Joint Observational Study (JOS)
STUDY CONCLUSIONS & RECOMMENDATIONS
The Joint Observational Study (JOS) was established to observe and document, over a period of three years, within the reach extending from Snell Lock to the middle of Lake St-Francis, the potential physical impacts arising from icebreaking activities in support of commercial navigation in the St. Lawrence Seaway. Specifically, the central questions to be studied were: “Do icebreaking activities and/or ship transits in ice conditions within the study area cause; 1) Shoreline ice scour and/or 2) Land-fast ice to break away from shore prematurely?
As the JOS study progressed, the Steering Committee discovered how this seemingly simple mandate, is in fact complex, especially the differentiation between natural versus anthropogenic ice-related shoreline impacts. Nevertheless, it is strongly believed that the highly cooperative atmosphere and the active participation by all study team members was a determining factor in the successful conclusion of the JOS study.
Based on the three years of general observations including two years with icebreaking operations, the following conclusions are directly pertinent to the central questions of the JOS study:
- Icebreaking operations are not required every year to open the Seaway. In fact, the icebreakers were only required during two of the three year study mandate.
- Small scale, shallow water shoreline impacts occur for natural ice break-ups and clear-outs as was observed in the third year of the mandate. This is the baseline against which evaluations of the shoreline impacts resulting from ice breaking/clearing operations must be compared.
- Ice-induced shoreline impacts, in comparison to the baseline for natural ice break-up and clear-out, were not observed for the two years of the study during which icebreakers wsere used to clear the Seaway. Furthermore, during the second year of the mandate, an analysis of the expected forces applied on the shoreline by the icebreaking operations indicated low contact pressures in relation to those at which ice failures tend to occur. Furthermore, the calculations showed that the icebreaking forces transmitted to the shoreline, under similar operations and observed ice conditions, were significantly less than those expected to be produced under high wind conditions.
- The Freezing Degree Days (FDDs) method is not reliable as a standalone index to characterize the state of the ice cover or, to gauge the potential severity of shoreline impacts. Other important factors such as water levels and flows, air and ice temperatures as well as ice thickness must be considered.
- No shoreline physical impacts were reported by any landowners along the shoreline being studied during the three year study.
Based on the study team’s experience and findings, the following set of recommendations was developed:
- An inclusive process should continue to be used when setting the Seaway Opening Date, during which all stakeholders are consulted.
- The current ice breaking operations should continue using the same diligence as was observed during the two years ice breakers were used.

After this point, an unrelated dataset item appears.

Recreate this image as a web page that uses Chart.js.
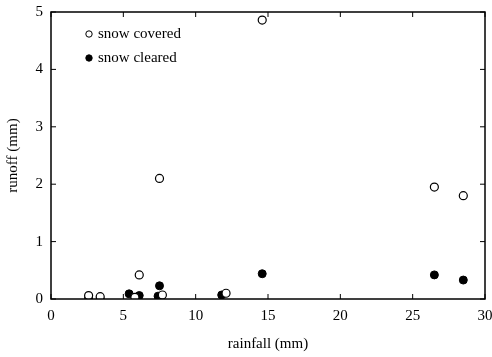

- The Freezing Degree Days (FDDs) index method should be augmented with other sources of information such as RADARSAT imagery, photographs from aerial fly-overs, water levels and flows and, ice thickness and temperature profiles in order to obtain a more comprehensive assessment of the local ice conditions. The data should continue to be collected in an effort to build local knowledge that would assist in identifying extreme conditions.
- Efforts should be maintained in synthesizing these data with the aim of producing simple guidelines, so as to minimize the data collection that would be required in future years.